> **PROVIDED MATERIAL**:
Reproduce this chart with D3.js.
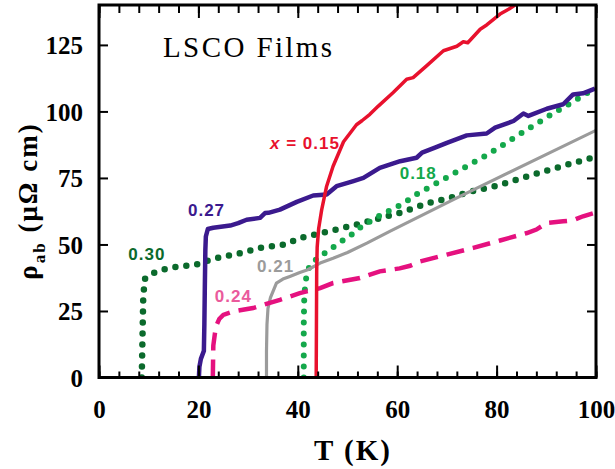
<!DOCTYPE html>
<html>
<head>
<meta charset="utf-8">
<script src="https://cdn.jsdelivr.net/npm/d3@7"></script>
<style>
  body { margin: 0; background: #fff; }
  svg { display: block; }
  .tick-label { font-family: 'Liberation Serif', 'Times New Roman', serif; font-weight: bold; font-size: 25px; fill: #000; }
  .series-label { font-family: 'Liberation Sans', Arial, sans-serif; font-weight: bold; font-size: 17px; letter-spacing: 1px; }
</style>
</head>
<body>
<div id="chart"></div>
<script>
// axis ticks
const xMajorTicks = [0, 20, 40, 60, 80, 100];
const xMinorTicks = d3.range(0, 101, 4);
const yMajorTicks = [0, 25, 50, 75, 100, 125];

// rho_ab (micro-ohm cm) vs T (K)
const seriesX015 = [[43.7,0],[43.75,20],[43.8,40],[43.9,49],[44.2,56],[44.8,63],[45.8,71.9],[47.1,79.4],[49.2,88.6],[51.8,95],[52.9,96.5],[54.5,98.9],[56.2,102],[59.2,107.1],[61.9,112.1],[63.2,112.7],[65.9,117.1],[69.3,122.8],[72,124.5],[73.3,126.2],[74.2,125.8],[76.7,130.9],[78,132.5],[80.7,136.6],[82.5,138.5],[84,140.4]];
const seriesX018 = [[41.2,0],[41.2,10],[41.2,20],[41.3,30],[41.5,35],[41.9,40],[42.8,43],[44.5,45.5],[46.6,48.3],[48.8,51.2],[50.8,53.7],[53,57],[57.5,61.9],[59.6,63.8],[61.6,65.9],[63.6,68.5],[65.9,70.9],[72.1,77.4],[78.5,84.1],[84.8,91.6],[91.3,99.2],[95.6,103.9],[100,109]];
const seriesX021 = [[33.7,0],[33.7,10],[33.8,20],[34,26],[34.5,30],[35.7,35.5],[37,37],[38.4,38],[40.4,39.5],[42,40.5],[44.5,43],[47.1,44.8],[50,47],[53.9,50.5],[58.6,55],[72,67.5],[100,92.9]];
const seriesX024 = [[22.9,0],[23,12],[23.5,19],[24.2,22],[25,23.5],[27,24.8],[31,26.1],[36.4,29.2],[40.4,31.7],[44.5,33.6],[47.1,35.5],[52.5,37.4],[56.5,39.9],[60.5,41],[62.6,42],[64.6,43.6],[70,46.2],[75.3,48.7],[80.7,51.5],[86.1,54.3],[88,55.6],[90.1,58.1],[93.4,58.7],[95.4,59.1],[97.4,60.6],[100,62]];
const seriesX027 = [[20.1,0],[20.2,4],[20.5,7],[21.1,10],[21.2,20],[21.3,35],[21.4,48],[21.5,53],[21.9,55.8],[23,56.3],[26.4,57.1],[28,58],[29.7,59.3],[32.4,60],[33.4,61.8],[34.1,61.9],[36.4,63.1],[39.8,66],[43.1,68.4],[45.8,68.8],[47.8,71.9],[51.2,73.8],[53.2,75],[56.5,78.8],[60.6,81.3],[63.9,82.6],[65,84.5],[67.6,86.4],[70,88.2],[74,91],[78,91.7],[79.7,93.9],[83.4,96.4],[85.4,99.2],[86.4,98.3],[90.1,101],[93.4,102.7],[95.4,106.4],[97.4,106.8],[99.8,108.6]];
const seriesX030 = [[8.6,0],[8.7,10],[8.8,20],[8.9,30],[9.2,37],[10.6,39],[12.8,40.5],[15,41.4],[17.3,42],[19.4,42.3],[21.3,43.6],[23.7,44.9],[28,46.5],[32.4,48.7],[37.1,49.9],[41.2,52.8],[43.5,53.7],[47.8,55.6],[51.8,57.5],[60.6,61.9],[66.3,65.6],[70.6,67.5],[75,70],[79.7,71.9],[86,75.5],[93.1,79.4],[100,83]];

// series labels: text, anchor T, anchor rho
const labelText = ['0.27', '0.30', '0.21', '0.24', '0.18'];
const labelT = [17.9, 5.9, 31.8, 23.3, 60.5];
const labelRho = [60.7, 44, 39.8, 28.5, 74.7];

const W = 615, H = 469;
const margin = {top: 5, right: 19, bottom: 91.5, left: 99};
const width = W - margin.left - margin.right;
const height = H - margin.top - margin.bottom;

const svg = d3.select('#chart').append('svg')
  .attr('width', W)
  .attr('height', H);

const g = svg.append('g')
  .attr('transform', 'translate(' + margin.left + ',' + margin.top + ')');

const x = d3.scaleLinear().domain([0, 100]).range([0, width]);
const y = d3.scaleLinear().domain([0, 140]).range([height, 0]);

svg.append('defs').append('clipPath').attr('id', 'plot-clip')
  .append('rect').attr('width', width).attr('height', height);

const lineX = d3.line().x(d => x(d[0])).y(d => y(d[1]));

const plot = g.append('g').attr('clip-path', 'url(#plot-clip)');

// dotted series
plot.append('path').datum(seriesX030)
  .attr('d', lineX).attr('fill', 'none')
  .attr('stroke', '#0b6a2c').attr('stroke-width', 6.5)
  .attr('stroke-linecap', 'round').attr('stroke-dasharray', '0 11');

plot.append('path').datum(seriesX018)
  .attr('d', lineX).attr('fill', 'none')
  .attr('stroke', '#14a84b').attr('stroke-width', 6)
  .attr('stroke-linecap', 'round').attr('stroke-dasharray', '0 11');

plot.append('path').datum(seriesX021)
  .attr('d', lineX).attr('fill', 'none')
  .attr('stroke', '#9b9b9b').attr('stroke-width', 3.2)
  .attr('stroke-linejoin', 'round');

plot.append('path').datum(seriesX024)
  .attr('d', lineX).attr('fill', 'none')
  .attr('stroke', '#e5117f').attr('stroke-width', 4.5)
  .attr('stroke-dasharray', '18 9');

plot.append('path').datum(seriesX027)
  .attr('d', lineX).attr('fill', 'none')
  .attr('stroke', '#3b1a8e').attr('stroke-width', 4.5)
  .attr('stroke-linejoin', 'round');

plot.append('path').datum(seriesX015)
  .attr('d', lineX).attr('fill', 'none')
  .attr('stroke', '#e8112d').attr('stroke-width', 3.5)
  .attr('stroke-linejoin', 'round');

// axes: ticks point inwards
const tickStyle = sel => {
  sel.select('.domain').remove();
  sel.selectAll('line').attr('stroke', '#000').attr('stroke-width', 2);
};

g.append('g').attr('transform', 'translate(0,' + height + ')')
  .call(d3.axisBottom(x).tickValues(xMinorTicks).tickSize(-6).tickFormat(''))
  .call(tickStyle);
g.append('g').attr('transform', 'translate(0,' + height + ')')
  .call(d3.axisBottom(x).tickValues(xMajorTicks).tickSize(-12).tickFormat(d3.format('d')))
  .call(tickStyle)
  .call(a => a.selectAll('text').attr('class', 'tick-label').attr('y', 40).attr('dy', null));

g.append('g')
  .call(d3.axisTop(x).tickValues(xMinorTicks).tickSize(-8).tickFormat(''))
  .call(tickStyle);
g.append('g')
  .call(d3.axisTop(x).tickValues(xMajorTicks).tickSize(-13).tickFormat(''))
  .call(tickStyle);

g.append('g')
  .call(d3.axisLeft(y).tickValues(yMajorTicks).tickSize(-9).tickPadding(16).tickFormat(d3.format('d')))
  .call(tickStyle)
  .call(a => a.selectAll('text').attr('class', 'tick-label').attr('dy', '0.36em'));

g.append('g').attr('transform', 'translate(' + width + ',0)')
  .call(d3.axisRight(y).tickValues(yMajorTicks).tickSize(-9).tickFormat(''))
  .call(tickStyle);

// frame
g.append('rect')
  .attr('width', width).attr('height', height)
  .attr('fill', 'none').attr('stroke', '#000').attr('stroke-width', 3);

// axis titles
svg.append('text')
  .attr('x', 353).attr('y', 460)
  .attr('text-anchor', 'middle')
  .style('font-family', "'Liberation Serif', 'Times New Roman', serif")
  .style('font-weight', 'bold').style('font-size', '29px').style('letter-spacing', '2px')
  .text('T (K)');

const yTitle = svg.append('text')
  .attr('transform', 'translate(37,201) rotate(-90)')
  .attr('text-anchor', 'middle')
  .style('font-family', "'Liberation Serif', 'Times New Roman', serif")
  .style('font-weight', 'bold').style('font-size', '27px').style('letter-spacing', '2px');
yTitle.append('tspan').text('ρ');
yTitle.append('tspan').attr('dy', 8).style('font-size', '17px').text('ab');
yTitle.append('tspan').attr('dy', -8).text(' (μΩ cm)');

// panel title
svg.append('text')
  .attr('x', 163).attr('y', 56.5)
  .style('font-family', "'Liberation Serif', 'Times New Roman', serif")
  .style('font-size', '29px').style('letter-spacing', '2.4px')
  .text('LSCO Films');

// series labels
const labelColors = ['#3b1a8e', '#0b6a2c', '#9b9b9b', '#ea5a9c', '#14a84b'];
g.selectAll('.series-label-small')
  .data(labelText)
  .enter()
  .append('text')
  .attr('class', 'series-label')
  .attr('x', (d, i) => x(labelT[i]))
  .attr('y', (d, i) => y(labelRho[i]))
  .style('fill', (d, i) => labelColors[i])
  .text(d => d);

const redLabel = g.append('text')
  .attr('class', 'series-label')
  .attr('x', x(34.4)).attr('y', y(85.7))
  .style('fill', '#e8112d');
redLabel.append('tspan').style('font-style', 'italic').text('x');
redLabel.append('tspan').text(' = 0.15');
</script>
</body>
</html>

> **TASK BRIEF**:
Only the lines from the start of the material through the line containing "const yMajorTicks = [0, 25, 50, 75, 100, 125];" should be transcribed. Pictures stay out.

> **WRITTEN RESPONSE**:
Reproduce this chart with D3.js.
<!DOCTYPE html>
<html>
<head>
<meta charset="utf-8">
<script src="https://cdn.jsdelivr.net/npm/d3@7"></script>
<style>
  body { margin: 0; background: #fff; }
  svg { display: block; }
  .tick-label { font-family: 'Liberation Serif', 'Times New Roman', serif; font-weight: bold; font-size: 25px; fill: #000; }
  .series-label { font-family: 'Liberation Sans', Arial, sans-serif; font-weight: bold; font-size: 17px; letter-spacing: 1px; }
</style>
</head>
<body>
<div id="chart"></div>
<script>
// axis ticks
const xMajorTicks = [0, 20, 40, 60, 80, 100];
const xMinorTicks = d3.range(0, 101, 4);
const yMajorTicks = [0, 25, 50, 75, 100, 125];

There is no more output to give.